### SOURCE DATA

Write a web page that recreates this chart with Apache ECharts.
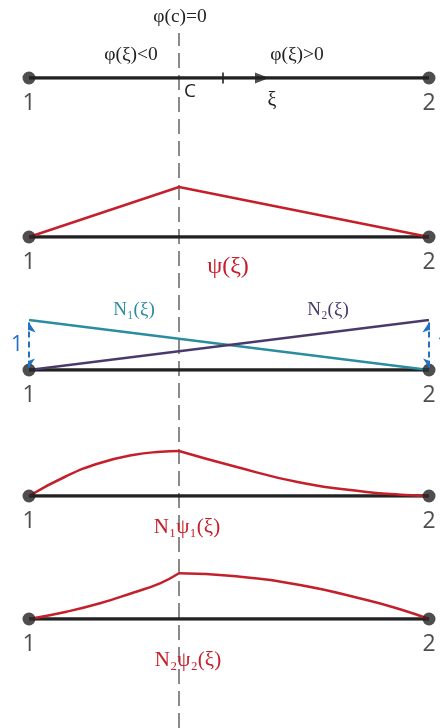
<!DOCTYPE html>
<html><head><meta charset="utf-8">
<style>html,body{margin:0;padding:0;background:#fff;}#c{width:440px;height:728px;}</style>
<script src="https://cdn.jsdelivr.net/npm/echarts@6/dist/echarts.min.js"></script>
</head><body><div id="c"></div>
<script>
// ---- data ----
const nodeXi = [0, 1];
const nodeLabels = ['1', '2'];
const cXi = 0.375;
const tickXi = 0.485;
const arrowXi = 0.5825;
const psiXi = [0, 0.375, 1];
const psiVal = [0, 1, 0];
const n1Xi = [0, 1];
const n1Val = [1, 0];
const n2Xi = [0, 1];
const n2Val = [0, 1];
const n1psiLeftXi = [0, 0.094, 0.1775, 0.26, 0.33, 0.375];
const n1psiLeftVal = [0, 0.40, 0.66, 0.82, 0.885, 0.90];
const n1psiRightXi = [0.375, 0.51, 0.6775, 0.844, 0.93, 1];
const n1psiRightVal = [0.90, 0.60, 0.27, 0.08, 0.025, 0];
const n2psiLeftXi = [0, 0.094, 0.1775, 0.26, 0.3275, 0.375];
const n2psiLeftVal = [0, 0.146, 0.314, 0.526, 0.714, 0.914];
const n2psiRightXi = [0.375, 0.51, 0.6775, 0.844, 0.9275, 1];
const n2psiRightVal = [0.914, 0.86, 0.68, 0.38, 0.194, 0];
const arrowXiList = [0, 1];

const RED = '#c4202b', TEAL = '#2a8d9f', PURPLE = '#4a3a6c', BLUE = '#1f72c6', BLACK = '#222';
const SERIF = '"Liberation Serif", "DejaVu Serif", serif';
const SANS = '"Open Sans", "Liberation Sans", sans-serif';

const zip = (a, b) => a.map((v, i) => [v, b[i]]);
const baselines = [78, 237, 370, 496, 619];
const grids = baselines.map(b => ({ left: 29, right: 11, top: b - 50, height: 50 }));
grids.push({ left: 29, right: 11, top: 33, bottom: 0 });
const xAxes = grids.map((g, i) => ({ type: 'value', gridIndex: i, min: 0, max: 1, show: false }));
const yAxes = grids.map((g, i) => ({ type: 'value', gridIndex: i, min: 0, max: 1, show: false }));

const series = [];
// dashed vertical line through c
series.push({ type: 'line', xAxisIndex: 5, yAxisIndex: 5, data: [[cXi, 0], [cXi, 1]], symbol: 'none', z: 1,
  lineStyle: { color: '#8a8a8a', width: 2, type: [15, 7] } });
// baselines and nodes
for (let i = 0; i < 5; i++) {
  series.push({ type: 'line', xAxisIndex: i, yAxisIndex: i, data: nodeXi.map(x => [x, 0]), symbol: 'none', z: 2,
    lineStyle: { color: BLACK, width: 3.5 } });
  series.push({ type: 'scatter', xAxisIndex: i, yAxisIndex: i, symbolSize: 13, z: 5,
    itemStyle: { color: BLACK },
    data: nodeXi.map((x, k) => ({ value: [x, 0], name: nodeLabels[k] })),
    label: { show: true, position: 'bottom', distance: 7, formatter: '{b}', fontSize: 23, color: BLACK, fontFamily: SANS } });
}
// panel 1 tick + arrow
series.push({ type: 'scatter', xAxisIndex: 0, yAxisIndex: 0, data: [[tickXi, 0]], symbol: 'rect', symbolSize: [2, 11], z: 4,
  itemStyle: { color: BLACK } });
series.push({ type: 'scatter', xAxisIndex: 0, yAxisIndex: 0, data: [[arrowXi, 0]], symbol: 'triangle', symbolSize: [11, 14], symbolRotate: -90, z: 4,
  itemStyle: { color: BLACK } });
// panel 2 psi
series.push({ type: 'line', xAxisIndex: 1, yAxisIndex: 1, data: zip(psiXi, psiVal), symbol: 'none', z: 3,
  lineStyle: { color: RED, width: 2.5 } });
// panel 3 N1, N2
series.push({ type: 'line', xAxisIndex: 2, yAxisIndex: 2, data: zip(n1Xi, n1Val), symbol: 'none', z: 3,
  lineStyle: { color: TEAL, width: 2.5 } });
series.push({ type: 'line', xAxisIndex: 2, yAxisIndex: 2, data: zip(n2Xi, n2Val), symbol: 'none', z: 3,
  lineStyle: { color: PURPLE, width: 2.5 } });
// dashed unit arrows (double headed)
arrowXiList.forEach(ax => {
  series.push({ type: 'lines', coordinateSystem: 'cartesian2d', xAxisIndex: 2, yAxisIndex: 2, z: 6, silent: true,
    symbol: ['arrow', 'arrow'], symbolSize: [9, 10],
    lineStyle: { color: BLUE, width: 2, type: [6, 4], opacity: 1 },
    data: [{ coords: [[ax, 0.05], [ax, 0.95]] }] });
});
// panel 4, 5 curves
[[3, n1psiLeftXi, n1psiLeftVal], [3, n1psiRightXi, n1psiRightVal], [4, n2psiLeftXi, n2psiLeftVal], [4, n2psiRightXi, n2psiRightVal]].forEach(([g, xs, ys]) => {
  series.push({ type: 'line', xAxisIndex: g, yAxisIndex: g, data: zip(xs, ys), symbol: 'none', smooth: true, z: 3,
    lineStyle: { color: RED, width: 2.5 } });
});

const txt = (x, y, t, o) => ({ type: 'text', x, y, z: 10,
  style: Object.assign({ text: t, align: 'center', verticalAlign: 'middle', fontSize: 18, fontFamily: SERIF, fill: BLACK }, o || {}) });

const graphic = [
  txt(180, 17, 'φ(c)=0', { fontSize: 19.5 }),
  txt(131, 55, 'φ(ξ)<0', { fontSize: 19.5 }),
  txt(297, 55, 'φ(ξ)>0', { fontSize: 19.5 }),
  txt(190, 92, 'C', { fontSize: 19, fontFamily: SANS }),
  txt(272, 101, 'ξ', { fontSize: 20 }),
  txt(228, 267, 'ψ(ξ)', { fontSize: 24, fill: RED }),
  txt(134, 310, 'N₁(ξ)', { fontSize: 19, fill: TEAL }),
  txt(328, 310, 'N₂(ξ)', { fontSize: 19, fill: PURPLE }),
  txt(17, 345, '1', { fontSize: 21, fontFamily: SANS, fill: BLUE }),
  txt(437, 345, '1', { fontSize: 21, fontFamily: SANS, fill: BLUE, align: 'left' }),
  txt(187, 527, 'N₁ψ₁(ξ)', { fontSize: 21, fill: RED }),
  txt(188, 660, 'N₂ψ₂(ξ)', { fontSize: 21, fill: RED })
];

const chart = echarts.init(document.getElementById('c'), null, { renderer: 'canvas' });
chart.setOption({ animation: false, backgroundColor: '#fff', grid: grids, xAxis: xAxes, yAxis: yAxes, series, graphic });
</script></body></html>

### WHAT TO PRODUCE
Using the data above, print every line exactly, omitting pictures.

### WORKED ANSWER
Write a web page that recreates this chart with Apache ECharts.
<!DOCTYPE html>
<html><head><meta charset="utf-8">
<style>html,body{margin:0;padding:0;background:#fff;}#c{width:440px;height:728px;}</style>
<script src="https://cdn.jsdelivr.net/npm/echarts@6/dist/echarts.min.js"></script>
</head><body><div id="c"></div>
<script>
// ---- data ----
const nodeXi = [0, 1];
const nodeLabels = ['1', '2'];
const cXi = 0.375;
const tickXi = 0.485;
const arrowXi = 0.5825;
const psiXi = [0, 0.375, 1];
const psiVal = [0, 1, 0];
const n1Xi = [0, 1];
const n1Val = [1, 0];
const n2Xi = [0, 1];
const n2Val = [0, 1];
const n1psiLeftXi = [0, 0.094, 0.1775, 0.26, 0.33, 0.375];
const n1psiLeftVal = [0, 0.40, 0.66, 0.82, 0.885, 0.90];
const n1psiRightXi = [0.375, 0.51, 0.6775, 0.844, 0.93, 1];
const n1psiRightVal = [0.90, 0.60, 0.27, 0.08, 0.025, 0];
const n2psiLeftXi = [0, 0.094, 0.1775, 0.26, 0.3275, 0.375];
const n2psiLeftVal = [0, 0.146, 0.314, 0.526, 0.714, 0.914];
const n2psiRightXi = [0.375, 0.51, 0.6775, 0.844, 0.9275, 1];
const n2psiRightVal = [0.914, 0.86, 0.68, 0.38, 0.194, 0];
const arrowXiList = [0, 1];

const RED = '#c4202b', TEAL = '#2a8d9f', PURPLE = '#4a3a6c', BLUE = '#1f72c6', BLACK = '#222';
const SERIF = '"Liberation Serif", "DejaVu Serif", serif';
const SANS = '"Open Sans", "Liberation Sans", sans-serif';

const zip = (a, b) => a.map((v, i) => [v, b[i]]);
const baselines = [78, 237, 370, 496, 619];
const grids = baselines.map(b => ({ left: 29, right: 11, top: b - 50, height: 50 }));
grids.push({ left: 29, right: 11, top: 33, bottom: 0 });
const xAxes = grids.map((g, i) => ({ type: 'value', gridIndex: i, min: 0, max: 1, show: false }));
const yAxes = grids.map((g, i) => ({ type: 'value', gridIndex: i, min: 0, max: 1, show: false }));

const series = [];
// dashed vertical line through c
series.push({ type: 'line', xAxisIndex: 5, yAxisIndex: 5, data: [[cXi, 0], [cXi, 1]], symbol: 'none', z: 1,
  lineStyle: { color: '#8a8a8a', width: 2, type: [15, 7] } });
// baselines and nodes
for (let i = 0; i < 5; i++) {
  series.push({ type: 'line', xAxisIndex: i, yAxisIndex: i, data: nodeXi.map(x => [x, 0]), symbol: 'none', z: 2,
    lineStyle: { color: BLACK, width: 3.5 } });
  series.push({ type: 'scatter', xAxisIndex: i, yAxisIndex: i, symbolSize: 13, z: 5,
    itemStyle: { color: BLACK },
    data: nodeXi.map((x, k) => ({ value: [x, 0], name: nodeLabels[k] })),
    label: { show: true, position: 'bottom', distance: 7, formatter: '{b}', fontSize: 23, color: BLACK, fontFamily: SANS } });
}
// panel 1 tick + arrow
series.push({ type: 'scatter', xAxisIndex: 0, yAxisIndex: 0, data: [[tickXi, 0]], symbol: 'rect', symbolSize: [2, 11], z: 4,
  itemStyle: { color: BLACK } });
series.push({ type: 'scatter', xAxisIndex: 0, yAxisIndex: 0, data: [[arrowXi, 0]], symbol: 'triangle', symbolSize: [11, 14], symbolRotate: -90, z: 4,
  itemStyle: { color: BLACK } });
// panel 2 psi
series.push({ type: 'line', xAxisIndex: 1, yAxisIndex: 1, data: zip(psiXi, psiVal), symbol: 'none', z: 3,
  lineStyle: { color: RED, width: 2.5 } });
// panel 3 N1, N2
series.push({ type: 'line', xAxisIndex: 2, yAxisIndex: 2, data: zip(n1Xi, n1Val), symbol: 'none', z: 3,
  lineStyle: { color: TEAL, width: 2.5 } });
series.push({ type: 'line', xAxisIndex: 2, yAxisIndex: 2, data: zip(n2Xi, n2Val), symbol: 'none', z: 3,
  lineStyle: { color: PURPLE, width: 2.5 } });
// dashed unit arrows (double headed)
arrowXiList.forEach(ax => {
  series.push({ type: 'lines', coordinateSystem: 'cartesian2d', xAxisIndex: 2, yAxisIndex: 2, z: 6, silent: true,
    symbol: ['arrow', 'arrow'], symbolSize: [9, 10],
    lineStyle: { color: BLUE, width: 2, type: [6, 4], opacity: 1 },
    data: [{ coords: [[ax, 0.05], [ax, 0.95]] }] });
});
// panel 4, 5 curves
[[3, n1psiLeftXi, n1psiLeftVal], [3, n1psiRightXi, n1psiRightVal], [4, n2psiLeftXi, n2psiLeftVal], [4, n2psiRightXi, n2psiRightVal]].forEach(([g, xs, ys]) => {
  series.push({ type: 'line', xAxisIndex: g, yAxisIndex: g, data: zip(xs, ys), symbol: 'none', smooth: true, z: 3,
    lineStyle: { color: RED, width: 2.5 } });
});

const txt = (x, y, t, o) => ({ type: 'text', x, y, z: 10,
  style: Object.assign({ text: t, align: 'center', verticalAlign: 'middle', fontSize: 18, fontFamily: SERIF, fill: BLACK }, o || {}) });

const graphic = [
  txt(180, 17, 'φ(c)=0', { fontSize: 19.5 }),
  txt(131, 55, 'φ(ξ)<0', { fontSize: 19.5 }),
  txt(297, 55, 'φ(ξ)>0', { fontSize: 19.5 }),
  txt(190, 92, 'C', { fontSize: 19, fontFamily: SANS }),
  txt(272, 101, 'ξ', { fontSize: 20 }),
  txt(228, 267, 'ψ(ξ)', { fontSize: 24, fill: RED }),
  txt(134, 310, 'N₁(ξ)', { fontSize: 19, fill: TEAL }),
  txt(328, 310, 'N₂(ξ)', { fontSize: 19, fill: PURPLE }),
  txt(17, 345, '1', { fontSize: 21, fontFamily: SANS, fill: BLUE }),
  txt(437, 345, '1', { fontSize: 21, fontFamily: SANS, fill: BLUE, align: 'left' }),
  txt(187, 527, 'N₁ψ₁(ξ)', { fontSize: 21, fill: RED }),
  txt(188, 660, 'N₂ψ₂(ξ)', { fontSize: 21, fill: RED })
];

const chart = echarts.init(document.getElementById('c'), null, { renderer: 'canvas' });
chart.setOption({ animation: false, backgroundColor: '#fff', grid: grids, xAxis: xAxes, yAxis: yAxes, series, graphic });
</script></body></html>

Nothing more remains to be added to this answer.